In another region of the brain dopamine is involved in movement. As we stated earlier, when these dopamine-using neurons start to die, Parkinson’s disease results.
Well, it so happens that some anti-psychotic drugs reduce dopamine in these movement areas in addition to the areas where the chemical imbalance existed. In other words, we want to reduce dopamine in one area, because the chemical imbalance was only in one area. However, the drug causes dopamine in several areas to be reduced. The psychotic symptoms are reduced. However, now we have a shortage of dopamine in the areas of the brain involved in movement. What do you think this shortage would cause?
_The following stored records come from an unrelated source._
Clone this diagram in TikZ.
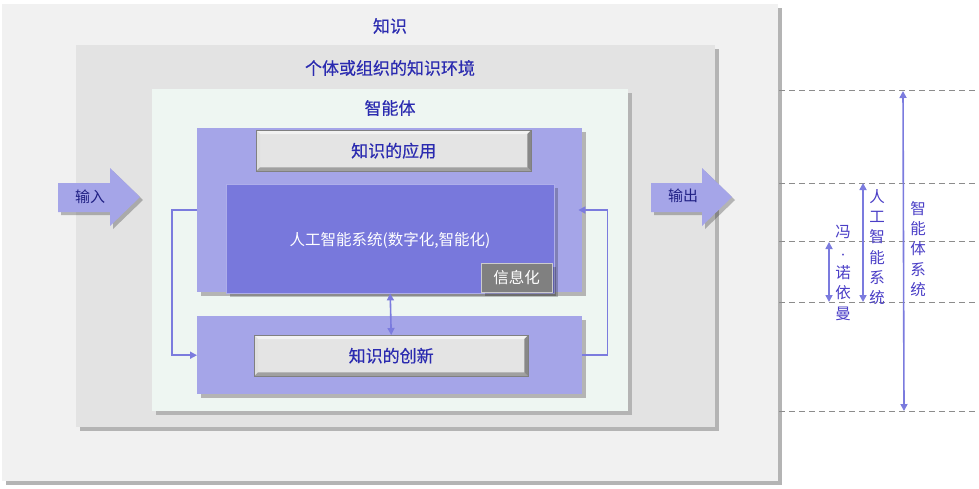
\documentclass[tikz,border=0pt]{standalone}
\usepackage{fontspec}
\setmainfont{Noto Sans CJK SC}
\newfontfamily\heavycjk[FakeBold=0.4]{Noto Sans CJK SC}
\usetikzlibrary{arrows.meta,calc,shadows}
\definecolor{cout}{HTML}{F1F1F1}
\definecolor{cenv}{HTML}{E3E3E3}
\definecolor{cagent}{HTML}{EEF6F2}
\definecolor{cpale}{HTML}{A5A5E8}
\definecolor{cai}{HTML}{7878DC}
\definecolor{cinfo}{HTML}{808080}
\definecolor{cshade}{HTML}{B4B4B4}
\definecolor{cstone}{HTML}{E4E4E4}
\definecolor{cbevlt}{HTML}{F2F2F2}
\definecolor{cbevdk}{HTML}{A0A0A0}
\definecolor{ctitle}{HTML}{2B2BB0}
\definecolor{clink}{HTML}{7B7BDE}
\definecolor{cguide}{HTML}{8C8C8C}
\definecolor{cside}{HTML}{4A3EC6}
\newcommand{\bevelit}[1]{%
  \fill[cbevlt] (#1.north west) -- (#1.north east) -- ([shift={(-4,4)}]#1.north east) -- ([shift={(4,4)}]#1.north west) -- cycle;
  \fill[cbevlt!92!black] (#1.north west) -- ([shift={(4,4)}]#1.north west) -- ([shift={(4,-4)}]#1.south west) -- (#1.south west) -- cycle;
  \fill[cbevdk] (#1.south west) -- ([shift={(4,-4)}]#1.south west) -- ([shift={(-4,-4)}]#1.south east) -- (#1.south east) -- cycle;
  \fill[cbevdk!85!black] (#1.north east) -- (#1.south east) -- ([shift={(-4,-4)}]#1.south east) -- ([shift={(-4,4)}]#1.north east) -- cycle;
  \draw[cinfo] (#1.north west) rectangle (#1.south east);
}
\tikzset{
  panel/.style={anchor=north west, inner sep=0pt, drop shadow={shadow xshift=4pt, shadow yshift=-4pt, fill=cshade, opacity=1}},
  layer/.style={panel, fill=#1},
  soft/.style={anchor=north west, inner sep=0pt, drop shadow={shadow xshift=4pt, shadow yshift=-4pt, fill=black, opacity=0.22}},
  stone/.style={anchor=north west, inner sep=0pt, fill=cstone},
  title/.style={text=ctitle, font=\heavycjk\fontsize{17}{20}\selectfont},
  arrowlbl/.style={text=ctitle!75!black, font=\fontsize{15}{18}\selectfont},
  arrowshade/.style={drop shadow={shadow xshift=3pt, shadow yshift=-3pt, fill=black, opacity=0.25}},
  sidelbl/.style={text=cside, align=center, font=\fontsize{15.5}{20.3}\selectfont},
  link/.style={draw=clink, line width=1.6pt},
  linkpre/.style={link, -{Triangle[length=7pt,width=7pt]}},
  linkboth/.style={link, {Triangle[length=7pt,width=7pt]}-{Triangle[length=7pt,width=7pt]}},
  guide/.style={draw=cguide, line width=0.8pt, dash pattern=on 6pt off 4pt},
}
\begin{document}
\begin{tikzpicture}[x=1pt,y=-1pt]
\useasboundingbox (0,0) rectangle (979,488);
% nested layers
\node[layer=cout, minimum width=776pt, minimum height=477pt] (know) at (2,4) {};
\node[layer=cenv, minimum width=639pt, minimum height=382pt] (env) at (76,45) {};
\node[layer=cagent, minimum width=476pt, minimum height=322pt] (agent) at (152,89) {};
\node[title] (tKnow) at (390,26) {知识};
\node[title] (tEnv) at (390,68) {个体或组织的知识环境};
\node[title] (tAgent) at (390,108) {智能体};
% purple blocks
\node[layer=cpale, minimum width=385pt, minimum height=164pt] (topBlk) at (197,128) {};
\node[layer=cpale, minimum width=385pt, minimum height=78pt] (botBlk) at (197,316) {};
\node[stone, minimum width=275pt, minimum height=41pt] (apply) at (256,130) {};
\bevelit{apply}
\node[title] (tApply) at (apply.center) {知识的应用};
\node[soft, fill=cai, draw=cai!60!white, minimum width=328pt, minimum height=109pt] (aiSys) at (226,184) {};
\node[text=white, font=\fontsize{15.5}{18}\selectfont] (tAi) at (390,240) {人工智能系统(数字化,智能化)};
\node[soft, fill=cinfo, draw=gray!40, minimum width=71pt, minimum height=29pt] (info) at (481,263) {};
\node[text=white, font=\fontsize{15.5}{18}\selectfont] (tInfo) at (info.center) {信息化};
\node[stone, minimum width=274pt, minimum height=41pt] (create) at (254,335) {};
\bevelit{create}
\node[title] (tCreate) at (create.center) {知识的创新};
% feedback links
\draw[linkboth] (aiSys.south) -- (create.north);
\draw[linkpre] (topBlk.west |- 0,210) -- ++(-25,0) |- (botBlk.west);
\draw[linkpre, shorten >=-4pt] (botBlk.east) -- ++(25,0) |- (topBlk.east |- 0,210);
% input / output
\fill[cpale, arrowshade] (58,183) -- (110,183) -- (110,168) -- (140,197) -- (110,226) -- (110,212) -- (58,212) -- cycle;
\node[arrowlbl] (inLbl) at (90,197) {输入};
\fill[cpale, arrowshade] (651,183) -- (702,183) -- (702,168) -- (732,197) -- (702,226) -- (702,212) -- (651,212) -- cycle;
\node[arrowlbl] (outLbl) at (683,196) {输出};
% scale on the right
\foreach \yy/\nm in {90/g1,183/g2,241/g3,302/g4,411/g5}{
  \coordinate (\nm L) at (779,\yy);
  \coordinate (\nm R) at (975,\yy);
  \draw[guide] (\nm L) -- (\nm R);
}
\coordinate (sysTop) at (903,91);
\coordinate (sysBot) at (904,411);
\coordinate (aiTop) at (863,183);
\coordinate (aiBot) at (863,302);
\coordinate (vnTop) at (829,242);
\coordinate (vnBot) at (829,302);
\draw[linkboth] (sysTop) -- (sysBot);
\draw[linkboth] (aiTop) -- (aiBot);
\draw[linkboth] (vnTop) -- (vnBot);
\node[sidelbl] (lSys) at (918,249) {智\\能\\体\\系\\统};
\node[sidelbl] (lAi) at (877,247) {人\\工\\智\\能\\系\\统};
\node[sidelbl] (lVn) at (843,273) {冯\\{\fontsize{9}{10}\selectfont ·}\\诺\\依\\曼};
\end{tikzpicture}
\end{document}
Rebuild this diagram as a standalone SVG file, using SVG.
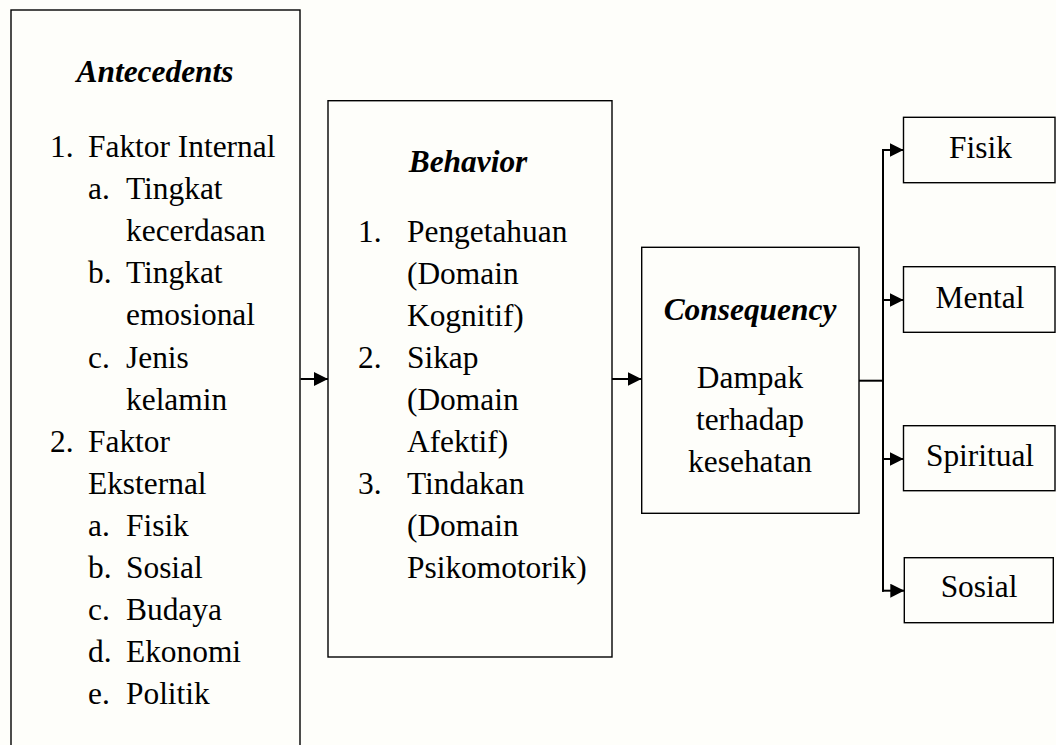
<svg xmlns="http://www.w3.org/2000/svg" width="1056" height="745" viewBox="0 0 1056 745">
  <style>
    .box { fill: none; stroke: #000; stroke-width: 1.4; }
    .t { font-family: "Liberation Serif", "Times New Roman", serif; font-size: 31.4px; fill: #000; }
    .h { font-weight: bold; font-style: italic; text-anchor: middle; }
    .c { text-anchor: middle; }
    .con { fill: none; stroke: #000; stroke-width: 2; }
  </style>
  <defs>
    <marker id="arr" viewBox="0 0 14 14" refX="14" refY="7" markerWidth="14" markerHeight="14" markerUnits="userSpaceOnUse" orient="auto">
      <path d="M0,0 L14,7 L0,14 z" fill="#000"/>
    </marker>
  </defs>
  <rect x="0" y="0" width="1056" height="745" fill="#fefefa"/>

  <g id="antecedents">
    <rect class="box" x="11" y="10" width="289" height="760"/>
    <text class="t h" x="155" y="82">Antecedents</text>
    <text class="t" x="50" y="157">1.</text><text class="t" x="88" y="157">Faktor Internal</text>
    <text class="t" x="88" y="199">a.</text><text class="t" x="126" y="199">Tingkat</text>
    <text class="t" x="126" y="241">kecerdasan</text>
    <text class="t" x="88" y="283">b.</text><text class="t" x="126" y="283">Tingkat</text>
    <text class="t" x="126" y="325">emosional</text>
    <text class="t" x="88" y="367.5">c.</text><text class="t" x="126" y="367.5">Jenis</text>
    <text class="t" x="126" y="409.5">kelamin</text>
    <text class="t" x="50" y="451.5">2.</text><text class="t" x="88" y="451.5">Faktor</text>
    <text class="t" x="88" y="493.5">Eksternal</text>
    <text class="t" x="88" y="536">a.</text><text class="t" x="126" y="536">Fisik</text>
    <text class="t" x="88" y="578">b.</text><text class="t" x="126" y="578">Sosial</text>
    <text class="t" x="88" y="620">c.</text><text class="t" x="126" y="620">Budaya</text>
    <text class="t" x="88" y="662">d.</text><text class="t" x="126" y="662">Ekonomi</text>
    <text class="t" x="88" y="704">e.</text><text class="t" x="126" y="704">Politik</text>
  </g>

  <g id="behavior">
    <rect class="box" x="328" y="100.7" width="284" height="556.3"/>
    <text class="t h" x="468" y="171.5">Behavior</text>
    <text class="t" x="358" y="241.5">1.</text><text class="t" x="407" y="241.5">Pengetahuan</text>
    <text class="t" x="407" y="283.5">(Domain</text>
    <text class="t" x="407" y="325.5">Kognitif)</text>
    <text class="t" x="358" y="367.5">2.</text><text class="t" x="407" y="367.5">Sikap</text>
    <text class="t" x="407" y="409.5">(Domain</text>
    <text class="t" x="407" y="451.5">Afektif)</text>
    <text class="t" x="358" y="493.5">3.</text><text class="t" x="407" y="493.5">Tindakan</text>
    <text class="t" x="407" y="535.5">(Domain</text>
    <text class="t" x="407" y="577.5">Psikomotorik)</text>
  </g>

  <g id="consequency">
    <rect class="box" x="641.7" y="247.3" width="217.3" height="266"/>
    <text class="t h" x="750" y="320">Consequency</text>
    <text class="t c" x="750" y="388">Dampak</text>
    <text class="t c" x="750" y="430">terhadap</text>
    <text class="t c" x="750" y="472">kesehatan</text>
  </g>

  <g id="fisik">
    <rect class="box" x="903.5" y="117.3" width="151.5" height="65.4"/>
    <text class="t c" x="980.5" y="158">Fisik</text>
  </g>
  <g id="mental">
    <rect class="box" x="903.5" y="266.7" width="151.5" height="65.6"/>
    <text class="t c" x="980" y="307.5">Mental</text>
  </g>
  <g id="spiritual">
    <rect class="box" x="903.5" y="425.7" width="151.5" height="65"/>
    <text class="t c" x="980" y="466">Spiritual</text>
  </g>
  <g id="sosial">
    <rect class="box" x="904.3" y="557.7" width="149" height="65"/>
    <text class="t c" x="979" y="597">Sosial</text>
  </g>

  <g id="connectors">
    <path class="con" d="M300.5,379 H328" marker-end="url(#arr)"/>
    <path class="con" d="M612,379 H641.5" marker-end="url(#arr)"/>
    <path class="con" d="M859,380.7 H884"/>
    <path class="con" d="M883,149 V591.7"/>
    <path class="con" d="M882,150 H903.5" marker-end="url(#arr)"/>
    <path class="con" d="M882,300 H903.5" marker-end="url(#arr)"/>
    <path class="con" d="M882,459 H903.5" marker-end="url(#arr)"/>
    <path class="con" d="M882,590.7 H904.3" marker-end="url(#arr)"/>
  </g>
</svg>
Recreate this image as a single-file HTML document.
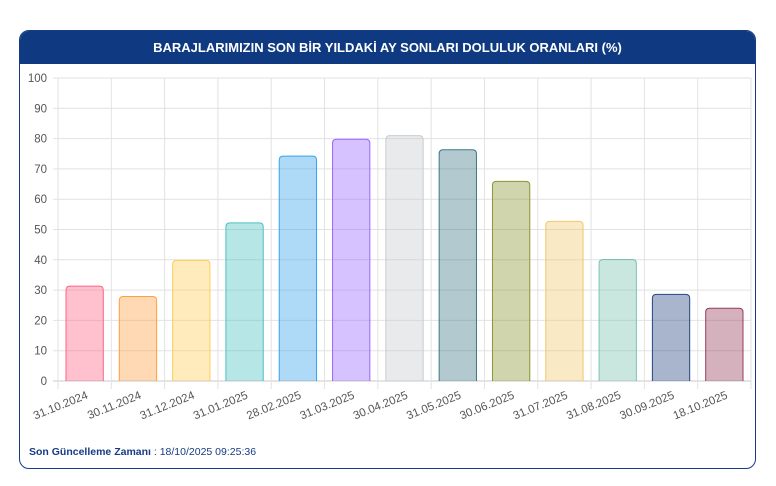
<!DOCTYPE html>
<html><head><meta charset="utf-8"><style>
body{margin:0;width:776px;height:486px;background:#fff;font-family:"Liberation Sans",sans-serif;overflow:hidden}
.card{position:absolute;left:19px;top:30px;width:735px;height:437px;border:1.5px solid #153c84;border-radius:10px;overflow:hidden}
.hd{height:33px;background:#0f3a82;color:#fff;font-weight:bold;font-size:13px;text-align:center;line-height:33px}
svg{position:absolute;left:0;top:0}
.ft{position:absolute;left:29px;top:446px;font-size:10.5px;color:#153c84}
</style></head><body>
<div class="card"><div class="hd">BARAJLARIMIZIN SON BİR YILDAKİ AY SONLARI DOLULUK ORANLARI (%)</div></div>
<svg width="776" height="486" xmlns="http://www.w3.org/2000/svg" font-family="Liberation Sans, sans-serif">
<g id="g"></g>
</svg>
<div class="ft"><b>Son Güncelleme Zamanı</b> : 18/10/2025 09:25:36</div>
<script>
const vals=[31.3,27.9,39.8,52.2,74.2,79.8,81,76.3,65.9,52.7,40.1,28.6,24.0];
const labs=["31.10.2024","30.11.2024","31.12.2024","31.01.2025","28.02.2025","31.03.2025","30.04.2025","31.05.2025","30.06.2025","31.07.2025","31.08.2025","30.09.2025","18.10.2025"];
const cols=[[255,99,132],[255,159,64],[255,205,86],[75,192,192],[54,162,235],[153,102,255],[201,203,207],[60,120,135],[140,150,50],[240,200,110],[120,195,175],[40,70,130],[150,60,90]];
let s="";const X0=58,X1=751,Y0=381,k=3.03,w=(X1-X0)/13;
for(let i=0;i<=10;i++){const y=Y0-i*10*k;s+=`<line x1="${X0-5}" x2="${X1}" y1="${y}" y2="${y}" stroke="${i==0?'#c8c8c8':'#e2e2e2'}"/>`;s+=`<text x="${X0-11}" y="${y+4}" text-anchor="end" font-size="11.5" fill="#555">${i*10}</text>`;}
for(let i=0;i<=13;i++){const x=X0+i*w;s+=`<line x1="${x}" x2="${x}" y1="78" y2="${Y0+8}" stroke="#e2e2e2"/>`;}
vals.forEach((v,i)=>{const x=X0+i*w+8,bw=w-16,y=Y0-v*k,c=cols[i];
s+=`<path d="M${x} ${Y0}V${y+4}Q${x} ${y} ${x+4} ${y}H${x+bw-4}Q${x+bw} ${y} ${x+bw} ${y+4}V${Y0}" fill="rgba(${c},0.4)" stroke="rgb(${c})" stroke-width="1"/>`;
const cx=X0+i*w+w/2+4;s+=`<text x="${cx}" y="398" transform="rotate(-22 ${cx} 398)" text-anchor="end" font-size="11.5" fill="#555">${labs[i]}</text>`;});
document.getElementById("g").innerHTML=s;
</script>
</body></html>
If you guessed that it would produce symptoms like Parkinson’s disease, you are correct. Many drug side effects are the result of the fact that while the drug may treat the area of the body that has a problem, they also “treat” areas of the body that do not have a problem and don’t need any treatment. For the anti-psychotic drugs that produce these movement side effects, the side effects are referred to as “tardive dyskinesia.” Tardive dyskinesia resembles Parkinson’s disease. This is no surprise. Both involve a shortage of dopamine in areas of the brain involved in movement. One is due to a disease, and the other is due to a drug.